_Direction_
Exactly as written, write out the lines below from the first to the one containing "import pandas as pd", inclusive. Pictures do not belong in the copy.

-------------------------

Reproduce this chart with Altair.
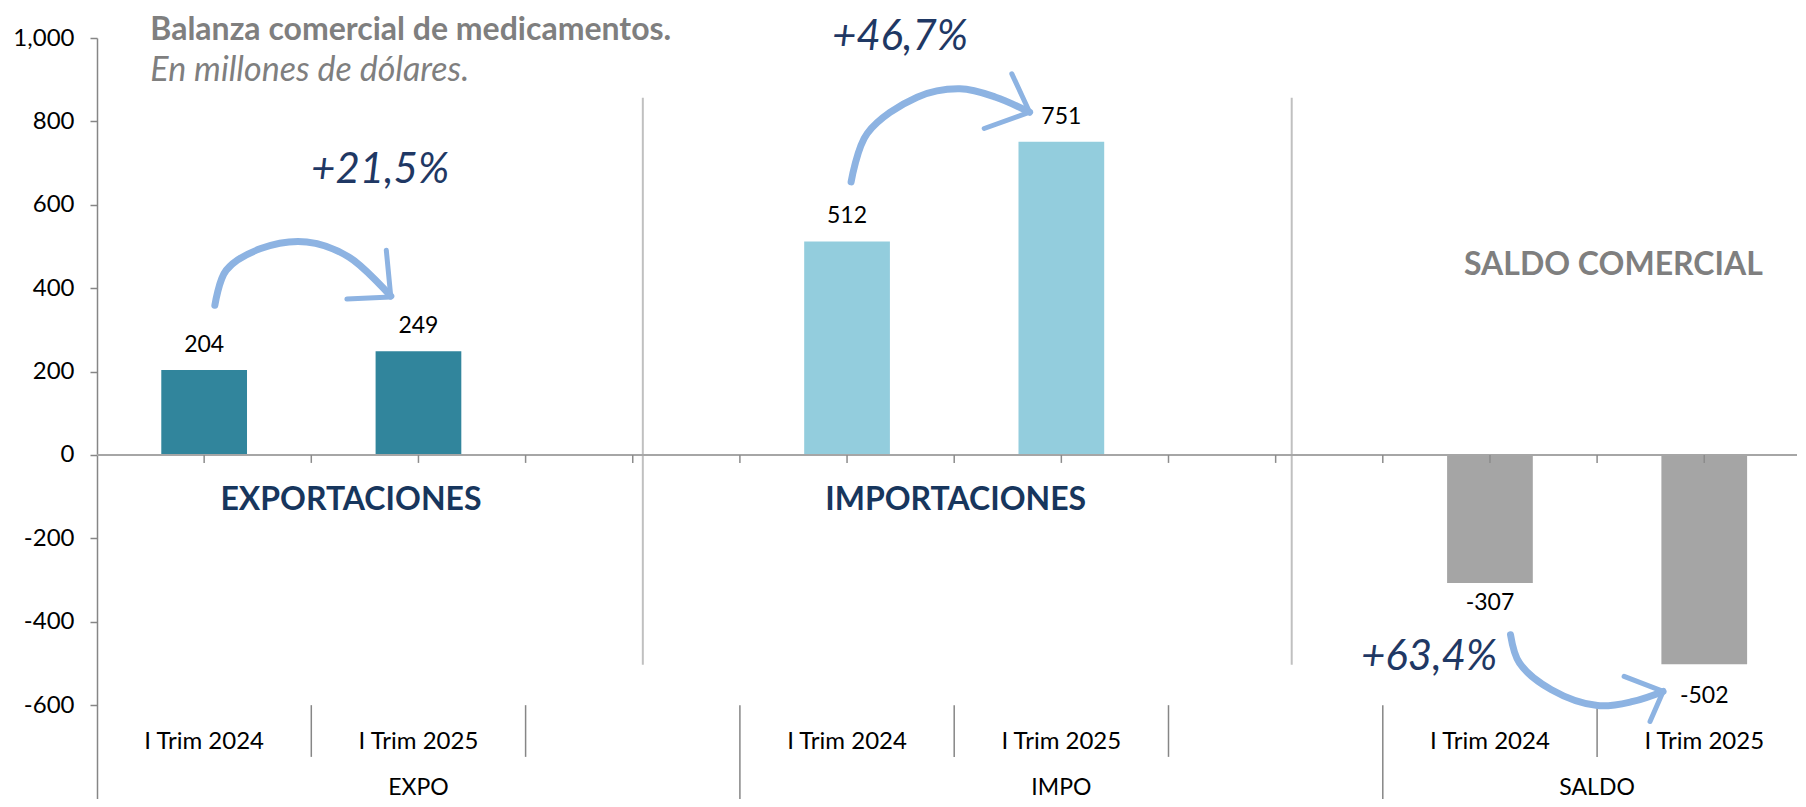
import altair as alt
import pandas as pd

# ---------------- data ----------------
groups = ["EXPO", "EXPO", "IMPO", "IMPO", "SALDO", "SALDO"]
periods = ["I Trim 2024", "I Trim 2025", "I Trim 2024", "I Trim 2025", "I Trim 2024", "I Trim 2025"]
values = [204, 249, 512, 751, -307, -502]
slots = [0, 1, 3, 4, 6, 7]            # category slot (third slot of each group is empty)
group_names = ["EXPO", "IMPO", "SALDO"]
group_centers = [1.5, 4.5, 7.0]
group_colors = ["#31859c", "#93cddd", "#a5a5a5"]
section_titles = ["EXPORTACIONES", "IMPORTACIONES", "SALDO COMERCIAL"]
changes = ["+21,5%", "+46,7%", "+63,4%"]
y_ticks = [-600, -400, -200, 0, 200, 400, 600, 800, 1000]
title_text = "Balanza comercial de medicamentos."
subtitle_text = "En millones de dólares."

# ---------------- layout ----------------
W, H = 1700, 761
SLOT_PX = 214.3
XMAX = W / SLOT_PX
YMIN, YMAX = -825, 1000
FONT = "Lato"
NAVY = "#1f3864"
GRAY = "#7f7f7f"
ARROW = "#8db3e2"

xs = alt.Scale(domain=[0, XMAX], nice=False, zero=False)
ys = alt.Scale(domain=[YMIN, YMAX], nice=False, zero=False)

yaxis = alt.Axis(values=y_ticks, grid=False, labelFont=FONT, labelFontSize=24,
                 labelExpr="replace(format(datum.value, ',.0f'), '\u2212', '-')",
                 labelColor="#000000", domainColor="#868686", domainWidth=1.5,
                 tickColor="#868686", tickWidth=1.5, tickSize=7, labelPadding=16, title=None)


def X(f):
    return alt.X(f, type="quantitative", scale=xs, axis=None)


def X2(f):
    return alt.X2(f)


def Y(f):
    return alt.Y(f, type="quantitative", scale=ys, axis=yaxis)


bars_df = pd.DataFrame({"group": groups, "period": periods, "value": values, "slot": slots})
bars_df["x0"] = bars_df["slot"] + 0.3
bars_df["x1"] = bars_df["slot"] + 0.7
bars_df["xc"] = bars_df["slot"] + 0.5
bars_df["zero"] = 0
bars_df["label"] = bars_df["value"].astype(str)

# decorative vertical separators in the plot
sep_df = pd.DataFrame({"x": [2.547, 5.575], "y": [857, 857], "y2": [-503, -503]})
seps = alt.Chart(sep_df).mark_rule(color="#c0c0c0", strokeWidth=2).encode(
    x=X("x"), y=Y("y"), y2=alt.Y2("y2"))

bars = alt.Chart(bars_df).mark_bar().encode(
    x=X("x0"), x2=X2("x1"), y=Y("value"), y2=alt.Y2("zero"),
    color=alt.Color("group:N", scale=alt.Scale(domain=group_names, range=group_colors), legend=None))

zero_df = pd.DataFrame({"x": [0], "x2": [XMAX], "y": [0]})
zero = alt.Chart(zero_df).mark_rule(color="#a6a6a6", strokeWidth=2).encode(
    x=X("x"), x2=X2("x2"), y=Y("y"))

ticks_df = pd.DataFrame({"x": [k * 0.5 for k in range(1, 16)]})
ticks_df["y"] = 0
ticks_df["y2"] = -19
zticks = alt.Chart(ticks_df).mark_rule(color="#8c8c8c", strokeWidth=1.5).encode(
    x=X("x"), y=Y("y"), y2=alt.Y2("y2"))

# category axis at the bottom
slot_lines = pd.DataFrame({"x": [1, 2, 4, 5, 7]})
slot_lines["y"] = -600
slot_lines["y2"] = -724
grp_lines = pd.DataFrame({"x": [3, 6]})
grp_lines["y"] = -600
grp_lines["y2"] = YMIN
cat_rules = alt.Chart(pd.concat([slot_lines, grp_lines])).mark_rule(color="#868686", strokeWidth=1.5).encode(
    x=X("x"), y=Y("y"), y2=alt.Y2("y2"))

cat_df = bars_df[["xc", "period"]].copy()
cat_df["y"] = -706
cat_labels = alt.Chart(cat_df).mark_text(font=FONT, fontSize=24, color="#000000", baseline="alphabetic").encode(
    x=X("xc"), y=Y("y"), text="period:N")

grp_df = pd.DataFrame({"x": group_centers, "name": group_names})
grp_df["y"] = -815
grp_labels = alt.Chart(grp_df).mark_text(font=FONT, fontSize=23, color="#000000", baseline="alphabetic").encode(
    x=X("x"), y=Y("y"), text="name:N")

# value labels
vlab_pos = alt.Chart(bars_df).transform_filter("datum.value >= 0").mark_text(
    font=FONT, fontSize=23, color="#000000", baseline="alphabetic", dy=-18).encode(
    x=X("xc"), y=Y("value"), text="label:N")
vlab_neg1 = alt.Chart(bars_df).transform_filter("datum.value < 0 && datum.value > -400").mark_text(
    font=FONT, fontSize=23, color="#000000", baseline="alphabetic", dy=27).encode(
    x=X("xc"), y=Y("value"), text="label:N")
vlab_neg2 = alt.Chart(bars_df).transform_filter("datum.value <= -400").mark_text(
    font=FONT, fontSize=23, color="#000000", baseline="alphabetic", dy=39).encode(
    x=X("xc"), y=Y("value"), text="label:N")

# titles
title_df = pd.DataFrame({"x": [0.249], "y": [996], "t": [title_text]})
title = alt.Chart(title_df).mark_text(font=FONT, fontSize=32, fontWeight="bold", color=GRAY,
                                      align="left", baseline="alphabetic").encode(
    x=X("x"), y=Y("y"), text="t:N")
sub_df = pd.DataFrame({"x": [0.249], "y": [897], "t": [subtitle_text]})
subtitle = alt.Chart(sub_df).mark_text(font=FONT, fontSize=34, fontStyle="italic", color=GRAY,
                                       align="left", baseline="alphabetic").encode(
    x=X("x"), y=Y("y"), text="t:N")

# section titles
sec_df = pd.DataFrame({"x": [1.185, 4.007], "y": [-133, -133], "t": section_titles[:2]})
sections = alt.Chart(sec_df).mark_text(font=FONT, fontSize=32, fontWeight="bold", color="#17365d",
                                       baseline="alphabetic").encode(
    x=X("x"), y=Y("y"), text="t:N")
saldo_df = pd.DataFrame({"x": [7.076], "y": [432], "t": section_titles[2:]})
saldo_title = alt.Chart(saldo_df).mark_text(font=FONT, fontSize=32, fontWeight="bold", color=GRAY,
                                            baseline="alphabetic").encode(
    x=X("x"), y=Y("y"), text="t:N")

# percentage changes
pct_df = pd.DataFrame({"x": [1.321, 3.747, 6.216], "y": [652, 972, -516], "t": changes})
pcts = alt.Chart(pct_df).mark_text(font=FONT, fontSize=42, fontStyle="italic", color=NAVY,
                                   baseline="alphabetic").encode(
    x=X("x"), y=Y("y"), text="t:N")

# curved arrows (decoration), in slot / value units
curve_x = [
    [0.550, 0.603, 0.764, 0.979, 1.175, 1.371],
    [3.519, 3.594, 3.827, 4.027, 4.194, 4.352],
    [6.596, 6.638, 6.787, 7.002, 7.167, 7.308],
]
curve_y = [
    [359, 443, 495, 511, 475, 381],
    [655, 771, 858, 878, 858, 822],
    [-431, -499, -563, -601, -591, -567],
]
head_x = [
    [1.350, 1.371, 1.166],
    [4.269, 4.352, 4.140],
    [7.126, 7.308, 7.247],
]
head_y = [
    [491, 379, 374],
    [914, 822, 783],
    [-531, -567, -639],
]
rows = []
for a in range(3):
    for i, (cx, cy) in enumerate(zip(curve_x[a], curve_y[a])):
        rows.append({"arrow": a, "i": i, "x": cx, "y": cy})
curve_df = pd.DataFrame(rows)
rows = []
for a in range(3):
    for i, (hx, hy) in enumerate(zip(head_x[a], head_y[a])):
        rows.append({"arrow": a, "i": i, "x": hx, "y": hy})
head_df = pd.DataFrame(rows)

curves = alt.Chart(curve_df).mark_line(color=ARROW, strokeWidth=7, strokeCap="round",
                                       interpolate="catmull-rom").encode(
    x=X("x"), y=Y("y"), detail="arrow:N", order="i:Q")
heads = alt.Chart(head_df).mark_line(color=ARROW, strokeWidth=5, strokeCap="round",
                                     strokeJoin="round").encode(
    x=X("x"), y=Y("y"), detail="arrow:N", order="i:Q")

chart = alt.layer(
    seps, bars, zero, zticks, cat_rules, cat_labels, grp_labels,
    vlab_pos, vlab_neg1, vlab_neg2, title, subtitle, sections, saldo_title, pcts, curves, heads
).properties(
    width=W, height=H,
    padding={"left": 89, "top": 30, "right": 0, "bottom": 0},
    autosize=alt.AutoSizeParams(type="none"),
).configure_view(stroke=None)

chart.save("out.html", embed_options={"renderer": "svg", "actions": False})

-------------------------

_Complete response_
Reproduce this chart with Altair.
import altair as alt
import pandas as pd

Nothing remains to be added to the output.